THE EXERCISE. Only the lines from the one containing "Clone this chart in matplotlib." to the end of the material are to be copied, exactly and in full; images stay out.

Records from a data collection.
**********
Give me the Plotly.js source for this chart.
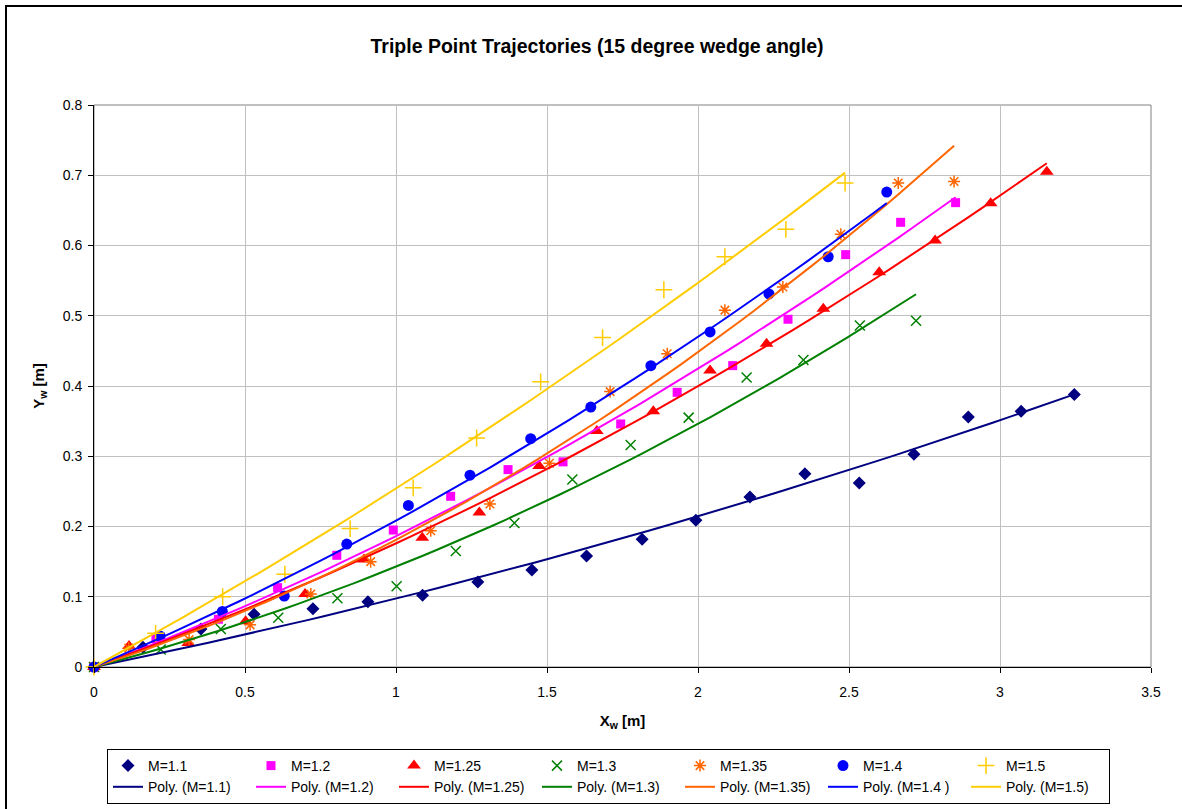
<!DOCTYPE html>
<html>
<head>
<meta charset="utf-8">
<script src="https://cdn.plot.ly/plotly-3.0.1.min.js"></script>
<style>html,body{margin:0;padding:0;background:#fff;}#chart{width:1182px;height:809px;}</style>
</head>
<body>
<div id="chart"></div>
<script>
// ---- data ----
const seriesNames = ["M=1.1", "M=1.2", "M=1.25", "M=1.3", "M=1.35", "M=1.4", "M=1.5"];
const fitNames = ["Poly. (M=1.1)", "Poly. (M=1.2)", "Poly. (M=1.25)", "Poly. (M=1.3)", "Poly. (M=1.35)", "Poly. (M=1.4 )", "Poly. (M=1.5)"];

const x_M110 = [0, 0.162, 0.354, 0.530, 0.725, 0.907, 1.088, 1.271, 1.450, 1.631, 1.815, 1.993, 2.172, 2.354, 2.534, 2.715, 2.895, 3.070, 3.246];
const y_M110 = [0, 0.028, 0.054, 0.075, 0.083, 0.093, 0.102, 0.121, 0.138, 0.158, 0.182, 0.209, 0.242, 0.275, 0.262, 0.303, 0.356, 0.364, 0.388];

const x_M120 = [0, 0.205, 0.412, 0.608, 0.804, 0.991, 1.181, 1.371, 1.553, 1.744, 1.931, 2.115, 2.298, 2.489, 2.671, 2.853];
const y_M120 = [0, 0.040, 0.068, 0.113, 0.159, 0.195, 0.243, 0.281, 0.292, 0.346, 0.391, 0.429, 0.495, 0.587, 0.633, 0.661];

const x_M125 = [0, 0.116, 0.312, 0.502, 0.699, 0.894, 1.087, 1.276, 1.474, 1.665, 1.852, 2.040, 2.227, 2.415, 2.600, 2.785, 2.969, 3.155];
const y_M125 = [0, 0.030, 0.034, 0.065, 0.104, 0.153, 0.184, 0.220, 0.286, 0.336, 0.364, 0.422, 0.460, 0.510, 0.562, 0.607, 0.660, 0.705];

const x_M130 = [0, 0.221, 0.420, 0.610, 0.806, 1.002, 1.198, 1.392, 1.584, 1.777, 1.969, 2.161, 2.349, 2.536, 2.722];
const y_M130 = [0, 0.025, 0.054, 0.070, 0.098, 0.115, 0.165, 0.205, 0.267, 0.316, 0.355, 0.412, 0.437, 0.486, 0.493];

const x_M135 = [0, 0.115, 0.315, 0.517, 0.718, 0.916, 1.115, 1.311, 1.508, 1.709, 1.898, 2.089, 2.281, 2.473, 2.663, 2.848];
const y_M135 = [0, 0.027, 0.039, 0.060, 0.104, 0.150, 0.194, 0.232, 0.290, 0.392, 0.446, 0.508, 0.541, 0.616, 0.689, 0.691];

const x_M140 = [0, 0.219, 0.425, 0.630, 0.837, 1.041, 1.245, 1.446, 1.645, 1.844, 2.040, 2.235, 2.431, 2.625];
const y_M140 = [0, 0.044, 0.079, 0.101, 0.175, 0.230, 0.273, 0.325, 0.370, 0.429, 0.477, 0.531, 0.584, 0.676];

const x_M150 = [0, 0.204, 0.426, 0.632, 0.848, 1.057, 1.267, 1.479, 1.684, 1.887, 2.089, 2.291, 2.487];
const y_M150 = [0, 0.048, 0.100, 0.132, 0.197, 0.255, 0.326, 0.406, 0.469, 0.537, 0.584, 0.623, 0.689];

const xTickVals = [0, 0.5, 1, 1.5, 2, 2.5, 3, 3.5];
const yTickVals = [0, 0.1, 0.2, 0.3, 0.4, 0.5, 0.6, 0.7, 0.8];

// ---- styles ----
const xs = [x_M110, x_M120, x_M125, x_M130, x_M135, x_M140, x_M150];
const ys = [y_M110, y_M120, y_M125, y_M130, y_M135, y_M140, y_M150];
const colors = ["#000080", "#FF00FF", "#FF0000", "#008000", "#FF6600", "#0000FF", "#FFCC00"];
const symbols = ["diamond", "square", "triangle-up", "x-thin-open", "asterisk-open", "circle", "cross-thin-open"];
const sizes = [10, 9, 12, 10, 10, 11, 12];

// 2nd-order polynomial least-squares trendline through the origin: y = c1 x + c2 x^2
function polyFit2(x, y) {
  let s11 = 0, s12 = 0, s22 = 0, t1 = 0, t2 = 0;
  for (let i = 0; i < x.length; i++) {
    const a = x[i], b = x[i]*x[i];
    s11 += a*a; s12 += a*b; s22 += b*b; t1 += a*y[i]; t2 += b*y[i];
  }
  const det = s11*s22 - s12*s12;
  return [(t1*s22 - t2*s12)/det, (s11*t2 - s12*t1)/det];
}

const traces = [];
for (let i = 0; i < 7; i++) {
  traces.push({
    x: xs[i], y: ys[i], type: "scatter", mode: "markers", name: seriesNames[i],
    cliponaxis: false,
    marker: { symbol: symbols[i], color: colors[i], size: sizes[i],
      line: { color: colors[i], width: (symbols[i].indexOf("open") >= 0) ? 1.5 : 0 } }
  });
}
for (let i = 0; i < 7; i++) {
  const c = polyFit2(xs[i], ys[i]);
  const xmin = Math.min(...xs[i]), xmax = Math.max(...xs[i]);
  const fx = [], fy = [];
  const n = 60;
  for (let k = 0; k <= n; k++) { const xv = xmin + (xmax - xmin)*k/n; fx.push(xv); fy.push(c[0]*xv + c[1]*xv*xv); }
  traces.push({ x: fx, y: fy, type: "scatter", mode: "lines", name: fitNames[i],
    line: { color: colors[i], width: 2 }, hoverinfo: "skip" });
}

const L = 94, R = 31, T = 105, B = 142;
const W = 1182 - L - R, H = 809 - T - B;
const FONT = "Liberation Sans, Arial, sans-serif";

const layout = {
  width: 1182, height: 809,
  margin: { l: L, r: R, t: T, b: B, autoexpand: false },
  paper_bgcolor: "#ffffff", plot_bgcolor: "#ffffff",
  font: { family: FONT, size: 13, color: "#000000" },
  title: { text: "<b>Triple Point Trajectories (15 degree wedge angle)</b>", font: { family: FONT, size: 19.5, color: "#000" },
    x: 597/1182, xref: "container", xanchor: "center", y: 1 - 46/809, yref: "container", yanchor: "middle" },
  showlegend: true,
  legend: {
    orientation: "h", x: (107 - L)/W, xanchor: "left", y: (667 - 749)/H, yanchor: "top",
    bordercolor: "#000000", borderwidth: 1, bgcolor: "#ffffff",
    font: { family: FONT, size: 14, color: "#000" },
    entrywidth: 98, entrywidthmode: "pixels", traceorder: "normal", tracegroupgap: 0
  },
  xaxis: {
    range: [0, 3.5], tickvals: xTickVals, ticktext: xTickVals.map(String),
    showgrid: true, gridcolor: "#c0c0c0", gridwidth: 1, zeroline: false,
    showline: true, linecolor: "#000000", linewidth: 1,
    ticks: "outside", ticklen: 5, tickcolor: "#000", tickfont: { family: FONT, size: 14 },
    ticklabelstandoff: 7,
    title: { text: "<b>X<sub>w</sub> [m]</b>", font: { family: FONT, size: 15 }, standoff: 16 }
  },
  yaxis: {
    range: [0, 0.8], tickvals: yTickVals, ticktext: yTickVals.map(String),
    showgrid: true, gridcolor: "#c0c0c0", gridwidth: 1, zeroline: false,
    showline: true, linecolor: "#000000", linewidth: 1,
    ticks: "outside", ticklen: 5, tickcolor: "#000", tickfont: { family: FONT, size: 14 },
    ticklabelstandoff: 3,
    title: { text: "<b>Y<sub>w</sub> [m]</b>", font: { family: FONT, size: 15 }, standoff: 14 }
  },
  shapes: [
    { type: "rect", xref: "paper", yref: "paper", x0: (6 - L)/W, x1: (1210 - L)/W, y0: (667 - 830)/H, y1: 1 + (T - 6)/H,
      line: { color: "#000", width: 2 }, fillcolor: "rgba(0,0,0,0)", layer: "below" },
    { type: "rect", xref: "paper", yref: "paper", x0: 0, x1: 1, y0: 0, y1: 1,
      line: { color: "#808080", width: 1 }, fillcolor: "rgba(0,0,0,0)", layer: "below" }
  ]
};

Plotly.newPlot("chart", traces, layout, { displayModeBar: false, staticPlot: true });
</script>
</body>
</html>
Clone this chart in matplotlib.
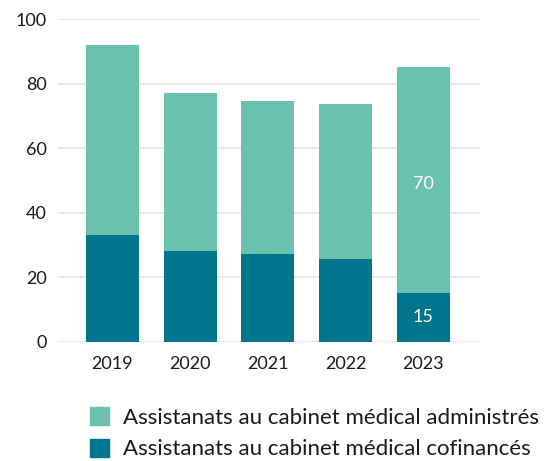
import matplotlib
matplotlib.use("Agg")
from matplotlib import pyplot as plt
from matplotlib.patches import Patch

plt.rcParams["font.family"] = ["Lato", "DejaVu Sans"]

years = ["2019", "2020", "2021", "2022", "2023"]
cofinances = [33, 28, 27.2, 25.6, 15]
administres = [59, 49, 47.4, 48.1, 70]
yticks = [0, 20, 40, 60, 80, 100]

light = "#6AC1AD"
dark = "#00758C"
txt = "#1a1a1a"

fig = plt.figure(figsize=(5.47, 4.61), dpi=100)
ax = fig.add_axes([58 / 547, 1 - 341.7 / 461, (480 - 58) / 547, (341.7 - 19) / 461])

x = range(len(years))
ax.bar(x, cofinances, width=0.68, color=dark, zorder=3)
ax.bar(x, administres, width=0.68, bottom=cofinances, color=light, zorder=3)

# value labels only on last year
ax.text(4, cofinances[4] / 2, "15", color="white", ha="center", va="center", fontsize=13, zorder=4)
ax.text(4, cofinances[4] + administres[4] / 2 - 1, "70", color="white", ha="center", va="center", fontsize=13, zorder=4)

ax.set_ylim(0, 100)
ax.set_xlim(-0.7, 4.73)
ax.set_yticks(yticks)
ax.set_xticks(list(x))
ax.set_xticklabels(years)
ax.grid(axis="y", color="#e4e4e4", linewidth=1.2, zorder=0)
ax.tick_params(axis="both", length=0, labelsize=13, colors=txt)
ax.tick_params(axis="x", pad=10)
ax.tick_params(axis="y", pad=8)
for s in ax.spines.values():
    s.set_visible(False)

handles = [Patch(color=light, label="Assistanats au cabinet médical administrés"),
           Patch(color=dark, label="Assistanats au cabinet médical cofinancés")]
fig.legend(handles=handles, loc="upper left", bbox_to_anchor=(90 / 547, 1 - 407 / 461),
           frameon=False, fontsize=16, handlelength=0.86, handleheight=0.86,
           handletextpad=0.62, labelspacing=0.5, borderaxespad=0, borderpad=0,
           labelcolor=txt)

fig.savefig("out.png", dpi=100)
**********
RESULT.
Clone this chart in matplotlib.
import matplotlib
matplotlib.use("Agg")
from matplotlib import pyplot as plt
from matplotlib.patches import Patch

plt.rcParams["font.family"] = ["Lato", "DejaVu Sans"]

years = ["2019", "2020", "2021", "2022", "2023"]
cofinances = [33, 28, 27.2, 25.6, 15]
administres = [59, 49, 47.4, 48.1, 70]
yticks = [0, 20, 40, 60, 80, 100]

light = "#6AC1AD"
dark = "#00758C"
txt = "#1a1a1a"

fig = plt.figure(figsize=(5.47, 4.61), dpi=100)
ax = fig.add_axes([58 / 547, 1 - 341.7 / 461, (480 - 58) / 547, (341.7 - 19) / 461])

x = range(len(years))
ax.bar(x, cofinances, width=0.68, color=dark, zorder=3)
ax.bar(x, administres, width=0.68, bottom=cofinances, color=light, zorder=3)

# value labels only on last year
ax.text(4, cofinances[4] / 2, "15", color="white", ha="center", va="center", fontsize=13, zorder=4)
ax.text(4, cofinances[4] + administres[4] / 2 - 1, "70", color="white", ha="center", va="center", fontsize=13, zorder=4)

ax.set_ylim(0, 100)
ax.set_xlim(-0.7, 4.73)
ax.set_yticks(yticks)
ax.set_xticks(list(x))
ax.set_xticklabels(years)
ax.grid(axis="y", color="#e4e4e4", linewidth=1.2, zorder=0)
ax.tick_params(axis="both", length=0, labelsize=13, colors=txt)
ax.tick_params(axis="x", pad=10)
ax.tick_params(axis="y", pad=8)
for s in ax.spines.values():
    s.set_visible(False)

handles = [Patch(color=light, label="Assistanats au cabinet médical administrés"),
           Patch(color=dark, label="Assistanats au cabinet médical cofinancés")]
fig.legend(handles=handles, loc="upper left", bbox_to_anchor=(90 / 547, 1 - 407 / 461),
           frameon=False, fontsize=16, handlelength=0.86, handleheight=0.86,
           handletextpad=0.62, labelspacing=0.5, borderaxespad=0, borderpad=0,
           labelcolor=txt)

fig.savefig("out.png", dpi=100)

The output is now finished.